Por: Vladimir Kislinger
A principios de septiembre me tocó la nada agradable tarea de ver cómo mis padres despedían a su último hijo, el menor, con la simple esperanza de sentirlo seguro, de saberlo vivo en otras fronteras. Ya son miles de kilómetros los que separan físicamente a la familia, inclusive continentes. Los nietos ya hablan otros idiomas, tienen otros acentos y se despiertan a horas que obligan a sus abuelos a tener toda una logística para verlos virtualmente una que otra vez por semana, siempre y cuando la estatal CANTV se los permita, cosa que no sucede muy a menudo.
Nos convertimos a los trancazos en ciudadanos del mundo, porque estamos repartidos en cada rincón del planeta aún sin haberlo pedido, sin haberlo querido.
Cuando tengo oportunidad de conversar con colegas y amigos sobre el tema, siempre llegamos a la misma conclusión. El amor de la familia es tan grande que se está dispuesto a separarla, a desmembrarla, inclusive sin esperanzas del reencuentro, siempre y cuando el futuro se pinte mejor. El sacrificio es máximo, definitivamente.
Mis amigos cubanos reiteran lo que digo, con conocimiento de causa, puesto que muchos de ellos fueron quedándose sin familia, en la medida que el tiempo pasaba y se los arrancaba de la mano. Mucho peor, también se quedaron sin patria, porque el tiempo se detuvo, porque no fueron capaces de reaccionar, porque la negación se convirtió en su peor discapacidad.
En este punto es difícil no maldecir a los culpables, a los responsables de tal calamidad. Pero cuando quieres ponerle rostro a la desgracia, te das cuenta de que son muchos los factores y las personas que dañaron tu entorno. El peor de todos, para mí, ha sido el principio maquiavélico de “El fin justifica los medios”. De esta manera se llevaron por delante todo y a todos, por cuanto atropellaron la moralidad, asesinaron las buenas costumbres, secuestraron los sueños y el sentido de autosuperación, y le dieron la bienvenida a la pobreza, al miedo, a la violencia y la escasez. Ya no somos capaces ni de producir para nuestro propio consumo, ni de cuidar a nuestros padres e hijos, mucho menos de tener libertad, por cuanto la separaron de nosotros hace mucho, tanto que casi olvidamos cómo se siente, cómo se vive con ella.

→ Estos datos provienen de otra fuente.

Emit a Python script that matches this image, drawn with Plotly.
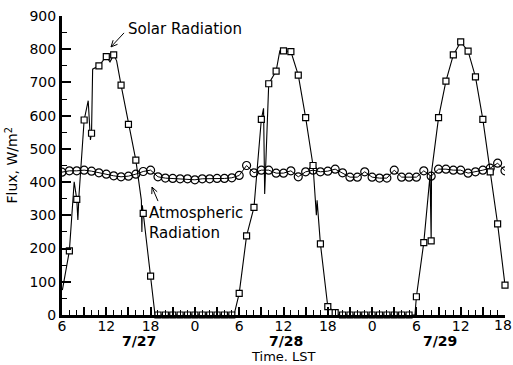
import math
import plotly.graph_objects as go

# Hours are counted from 00:00 on 7/27 (so 30 = 06:00 on 7/28, 54 = 06:00 on 7/29)
solar_hours = list(range(7, 67))
solar_flux = [193, 348, 587, 547, 750, 778, 783, 692, 574, 466, 306, 117,
              0, 0, 0, 0, 0, 0, 0, 0, 0, 0, 0,
              65, 238, 324, 589, 696, 734, 795, 793, 722, 594, 450, 214, 25, 7,
              0, 0, 0, 0, 0, 0, 0, 0, 0, 0,
              55, 218, 223, 594, 704, 783, 822, 794, 717, 589, 431, 274, 90]

# Short-lived excursions of the continuous pyranometer record between hourly points
solar_detail_hours = [6.05, 7.65, 8.15, 8.3, 9.55, 9.85, 10.15, 12.5, 13.4,
                      16.75, 16.82, 16.88, 18.6, 29.3, 32.3, 33.3, 33.45,
                      35.5, 40.45, 40.55, 43.5, 53.8, 55.85, 56.05]
solar_detail_flux = [75, 401, 286, 360, 645, 527, 740, 762, 765,
                     345, 250, 330, 0, 0, 410, 622, 364,
                     795, 300, 345, 0, 0, 421, 430]

atmos_hours = list(range(6, 67))
atmos_flux = [430, 434, 434, 436, 433, 428, 424, 419, 416, 418, 424, 432, 436,
              416, 412, 411, 410, 410, 407, 410, 410, 411, 411, 413, 420,
              450, 428, 436, 436, 427, 427, 434, 416, 431, 436, 431, 433, 439,
              428, 415, 415, 431, 415, 412, 412, 436, 415, 415, 415, 434, 418,
              439, 439, 436, 436, 427, 431, 436, 442, 457, 434]

tick_hours = list(range(6, 67, 3))
tick_text = [str(h % 24) if h % 6 == 0 else "" for h in tick_hours]
# The closing "18" sits on the page edge, so it is written as an annotation instead
end_hour = tick_hours[-1]
end_label = tick_text[-1]
tick_text[-1] = ""

date_labels = ["7/27", "7/28", "7/29"]
date_label_hours = [16.4, 36.4, 57.2]

FONT = "DejaVu Sans, Arial, sans-serif"
TICK_SIZE = 14

line_pts = sorted(zip(solar_hours + solar_detail_hours, solar_flux + solar_detail_flux))
line_x = [p[0] for p in line_pts]
line_y = [p[1] for p in line_pts]


def arrow_shape(x, y, dx, dy, head=7, spread=25):
    """Pointer drawn in pixels: head at data point (x, y), tail offset by (dx, dy) px (up = +)."""
    n = math.hypot(dx, dy)
    ux, uy = dx / n, dy / n
    a = math.radians(spread)
    b1 = (head * (ux * math.cos(a) - uy * math.sin(a)), head * (ux * math.sin(a) + uy * math.cos(a)))
    b2 = (head * (ux * math.cos(a) + uy * math.sin(a)), head * (-ux * math.sin(a) + uy * math.cos(a)))
    path = (f"M {dx:.1f},{dy:.1f} L 0,0 M {b1[0]:.1f},{b1[1]:.1f} L 0,0 "
            f"L {b2[0]:.1f},{b2[1]:.1f}")
    return dict(type="path", xref="x", yref="y", xsizemode="pixel", ysizemode="pixel",
                xanchor=x, yanchor=y, path=path, line=dict(color="black", width=1))


fig = go.Figure()

fig.add_trace(go.Scatter(x=atmos_hours, y=atmos_flux, mode="lines+markers",
                         line=dict(color="black", width=1),
                         marker=dict(symbol="circle-open", size=8, color="black",
                                     line=dict(width=1.2, color="black")),
                         showlegend=False))

fig.add_trace(go.Scatter(x=line_x, y=line_y, mode="lines",
                         line=dict(color="black", width=1.1),
                         showlegend=False))

fig.add_trace(go.Scatter(x=solar_hours, y=solar_flux, mode="markers",
                         marker=dict(symbol="square", size=6, color="white",
                                     line=dict(width=1.2, color="black")),
                         cliponaxis=False, showlegend=False))

annotations = [
    dict(x=end_hour, y=0, xref="x", yref="y", text=end_label, showarrow=False,
         xanchor="right", xshift=8, yanchor="top", yshift=-1, borderpad=0,
         font=dict(family=FONT, size=TICK_SIZE, color="black")),
]
for lab, h in zip(date_labels, date_label_hours):
    annotations.append(dict(x=h, y=0, xref="x", yref="y", text=f"<b>{lab}</b>",
                            showarrow=False, yshift=-26, yanchor="middle", borderpad=0,
                            font=dict(family=FONT, size=14, color="black")))

annotations += [
    dict(x=0.5, y=0, xref="paper", yref="y", text="Time. LST", showarrow=False,
         yshift=-50, yanchor="bottom", borderpad=0,
         font=dict(family=FONT, size=13, color="black")),
    dict(x=-0.115, y=0.5, xref="paper", yref="paper", text="Flux, W/m<sup>2</sup>",
         textangle=-90, showarrow=False, xanchor="center", yanchor="middle",
         font=dict(family=FONT, size=14, color="black")),
    dict(x=14.67, y=861, xref="x", yref="y", text="Solar Radiation", showarrow=False,
         xanchor="left", yanchor="middle", font=dict(family=FONT, size=15, color="black")),
    dict(x=17.51, y=277, xref="x", yref="y", text="Atmospheric<br>Radiation",
         showarrow=False, align="left", xanchor="left", yanchor="middle",
         font=dict(family=FONT, size=15, color="black")),
]

shapes = [
    arrow_shape(12.64, 807, 13, 14),
    arrow_shape(18.19, 385, 6, -14),
]

fig.update_layout(
    width=513, height=365,
    margin=dict(l=62, r=8, t=16, b=50),
    paper_bgcolor="white", plot_bgcolor="white",
    annotations=annotations,
    shapes=shapes,
    xaxis=dict(range=[6, 66], showgrid=False, zeroline=False, automargin=False,
               showline=True, linecolor="black", linewidth=3,
               tickmode="array", tickvals=tick_hours, ticktext=tick_text,
               ticks="inside", ticklen=8, tickwidth=1.5, tickcolor="black",
               minor=dict(dtick=1, tick0=6, ticks="inside", ticklen=5,
                          tickwidth=1.2, tickcolor="black", showgrid=False),
               ticklabelstandoff=-4,
               tickfont=dict(family=FONT, size=TICK_SIZE, color="black")),
    yaxis=dict(range=[0, 900], showgrid=False, zeroline=False, automargin=False,
               showline=True, linecolor="black", linewidth=3,
               tickmode="linear", tick0=0, dtick=100,
               ticks="inside", ticklen=9, tickwidth=1.5, tickcolor="black",
               minor=dict(dtick=50, ticks="inside", ticklen=5,
                          tickwidth=1.2, tickcolor="black", showgrid=False),
               tickfont=dict(family=FONT, size=14, color="black")),
)

fig.write_html("out.html")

Venezuela es el recuerdo de su gente buena. Es la esperanza de reconstruir nuestra identidad y de castigar severamente a los culpables de tal calamidad. Son los sueños que se fueron en las maletas de casi dos millones de personas que huyeron despavoridamente en menos de 5 años, y de los que se quedaron para sortear lo más difícil, vivir bajo un régimen autodestructivo, que castiga profundamente a las personas con sentido de superación, con sueños, con criterio propio y metas.
Mi país quedó discapacitado. Buena parte de su espíritu se fue junto a los cientos de miles de asesinados por una violencia sin sentido. Otro tanto se esfumó con los que emigraron y el resto se quedó encapsulado en los sueños de millones de venezolanos que, como un pacto de fe, se mantienen en el país, a quienes sin duda alguna admiro y respeto. Venezuela quedó discapacitada, pero como dice Calle 13, nuestro pueblo es “un pueblo sin piernas, pero que camina”.